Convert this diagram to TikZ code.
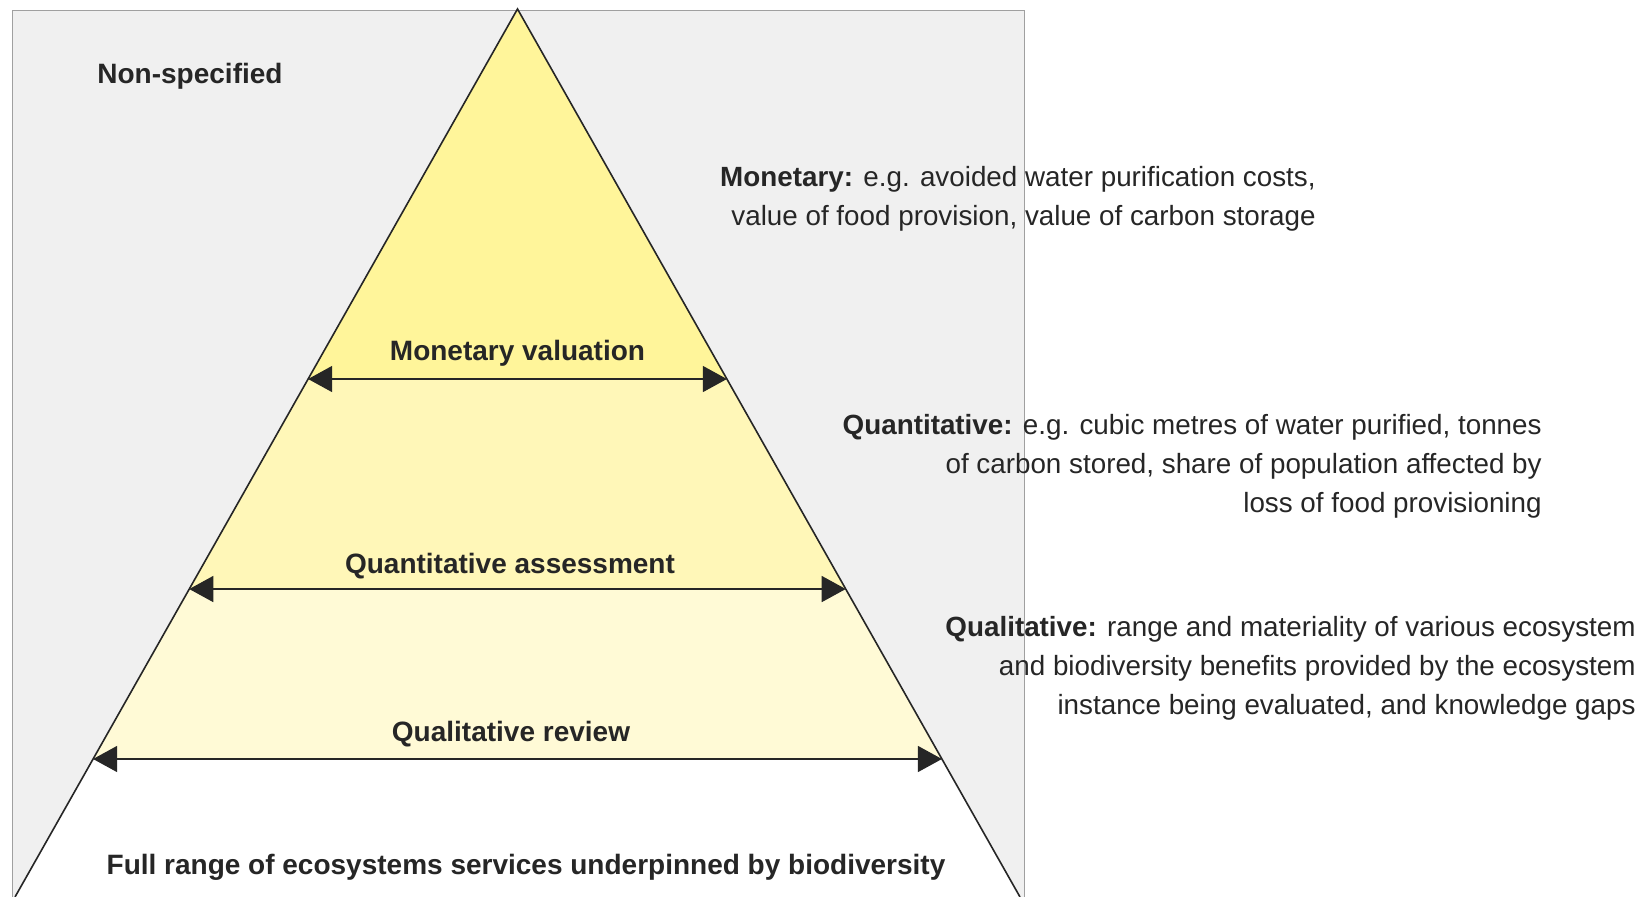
\documentclass[tikz,border=0pt]{standalone}
\usepackage{fontspec}
\setmainfont{Liberation Sans}
\usetikzlibrary{arrows.meta,calc}
\definecolor{bggray}{HTML}{F0F0F0}
\definecolor{frameline}{HTML}{A0A0A0}
\definecolor{moncol}{HTML}{FFF59A}
\definecolor{quancol}{HTML}{FFF7B8}
\definecolor{qualcol}{HTML}{FFFAD6}
\definecolor{inkdark}{HTML}{262626}

\begin{document}
\begin{tikzpicture}[x=0.5pt,y=-0.5pt,
  span/.style={{Triangle[length=12pt,width=13pt]}-{Triangle[length=12pt,width=13pt]},line width=0.6pt,draw=inkdark,fill=inkdark},
  layerlabel/.style={font=\fontsize{14}{16}\selectfont\bfseries,text=inkdark,inner sep=0pt},
  note/.style={font=\fontsize{13.9}{19.5}\selectfont,text=inkdark,align=right,inner sep=0pt,anchor=east}]
  \useasboundingbox (0,0) rectangle (1638,897);
  \fill[white] (0,0) rectangle (1638,897);
  \draw[frameline,fill=bggray] (12,10) rectangle (1024,910);

  %triangle corners
  \coordinate (apex) at (517.5,9);
  \coordinate (bl) at (15,897);
  \coordinate (br) at (1020,897);

  %band edges
  \coordinate (monL) at ($(apex)!0.4167!(bl)$);
  \coordinate (monR) at ($(apex)!0.4167!(br)$);
  \coordinate (quanL) at ($(apex)!0.6532!(bl)$);
  \coordinate (quanR) at ($(apex)!0.6532!(br)$);
  \coordinate (qualL) at ($(apex)!0.8446!(bl)$);
  \coordinate (qualR) at ($(apex)!0.8446!(br)$);

  \fill[moncol] (apex) -- (monR) -- (monL) -- cycle;
  \fill[quancol] (monL) -- (monR) -- (quanR) -- (quanL) -- cycle;
  \fill[qualcol] (quanL) -- (quanR) -- (qualR) -- (qualL) -- cycle;
  \fill[white] (qualL) -- (qualR) -- (br) -- (bl) -- cycle;
  \draw[line width=0.8pt,inkdark] (bl) -- (apex) -- (br);

  %double arrows
  \draw[span] (monL) -- (monR);
  \draw[span] (quanL) -- (quanR);
  \draw[span] (qualL) -- (qualR);

  %labels inside
  \node[layerlabel,anchor=west] (nonspec) at (97,76) {Non-specified};
  \node[layerlabel] (monlab) at (517.5,353) {Monetary valuation};
  \node[layerlabel] (quanlab) at (510,566) {Quantitative assessment};
  \node[layerlabel] (quallab) at (511,734) {Qualitative review};
  \node[layerlabel] (fullrange) at (526,867) {Full range of ecosystems services underpinned by biodiversity};

  %notes on the right
  \node[note] (monnote) at (1316,199) {\textbf{Monetary:} e.g. avoided water purification costs,\\
    value of food provision, value of carbon storage};
  \node[note] (quannote) at (1542,466) {\textbf{Quantitative:} e.g. cubic metres of water purified, tonnes\\
    of carbon stored, share of population affected by\\
    loss of food provisioning};
  \node[note] (qualnote) at (1636,668) {\textbf{Qualitative:} range and materiality of various ecosystem\\
    and biodiversity benefits provided by the ecosystem\\
    instance being evaluated, and knowledge gaps};
\end{tikzpicture}
\end{document}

§ **Goal**
Retype everything in the material word for word, minus pictures.

§ **Output for this exercise**
Convert this diagram to TikZ code.
\documentclass[tikz,border=0pt]{standalone}
\usepackage{fontspec}
\setmainfont{Liberation Sans}
\usetikzlibrary{arrows.meta,calc}
\definecolor{bggray}{HTML}{F0F0F0}
\definecolor{frameline}{HTML}{A0A0A0}
\definecolor{moncol}{HTML}{FFF59A}
\definecolor{quancol}{HTML}{FFF7B8}
\definecolor{qualcol}{HTML}{FFFAD6}
\definecolor{inkdark}{HTML}{262626}

\begin{document}
\begin{tikzpicture}[x=0.5pt,y=-0.5pt,
  span/.style={{Triangle[length=12pt,width=13pt]}-{Triangle[length=12pt,width=13pt]},line width=0.6pt,draw=inkdark,fill=inkdark},
  layerlabel/.style={font=\fontsize{14}{16}\selectfont\bfseries,text=inkdark,inner sep=0pt},
  note/.style={font=\fontsize{13.9}{19.5}\selectfont,text=inkdark,align=right,inner sep=0pt,anchor=east}]
  \useasboundingbox (0,0) rectangle (1638,897);
  \fill[white] (0,0) rectangle (1638,897);
  \draw[frameline,fill=bggray] (12,10) rectangle (1024,910);

  %triangle corners
  \coordinate (apex) at (517.5,9);
  \coordinate (bl) at (15,897);
  \coordinate (br) at (1020,897);

  %band edges
  \coordinate (monL) at ($(apex)!0.4167!(bl)$);
  \coordinate (monR) at ($(apex)!0.4167!(br)$);
  \coordinate (quanL) at ($(apex)!0.6532!(bl)$);
  \coordinate (quanR) at ($(apex)!0.6532!(br)$);
  \coordinate (qualL) at ($(apex)!0.8446!(bl)$);
  \coordinate (qualR) at ($(apex)!0.8446!(br)$);

  \fill[moncol] (apex) -- (monR) -- (monL) -- cycle;
  \fill[quancol] (monL) -- (monR) -- (quanR) -- (quanL) -- cycle;
  \fill[qualcol] (quanL) -- (quanR) -- (qualR) -- (qualL) -- cycle;
  \fill[white] (qualL) -- (qualR) -- (br) -- (bl) -- cycle;
  \draw[line width=0.8pt,inkdark] (bl) -- (apex) -- (br);

  %double arrows
  \draw[span] (monL) -- (monR);
  \draw[span] (quanL) -- (quanR);
  \draw[span] (qualL) -- (qualR);

  %labels inside
  \node[layerlabel,anchor=west] (nonspec) at (97,76) {Non-specified};
  \node[layerlabel] (monlab) at (517.5,353) {Monetary valuation};
  \node[layerlabel] (quanlab) at (510,566) {Quantitative assessment};
  \node[layerlabel] (quallab) at (511,734) {Qualitative review};
  \node[layerlabel] (fullrange) at (526,867) {Full range of ecosystems services underpinned by biodiversity};

  %notes on the right
  \node[note] (monnote) at (1316,199) {\textbf{Monetary:} e.g. avoided water purification costs,\\
    value of food provision, value of carbon storage};
  \node[note] (quannote) at (1542,466) {\textbf{Quantitative:} e.g. cubic metres of water purified, tonnes\\
    of carbon stored, share of population affected by\\
    loss of food provisioning};
  \node[note] (qualnote) at (1636,668) {\textbf{Qualitative:} range and materiality of various ecosystem\\
    and biodiversity benefits provided by the ecosystem\\
    instance being evaluated, and knowledge gaps};
\end{tikzpicture}
\end{document}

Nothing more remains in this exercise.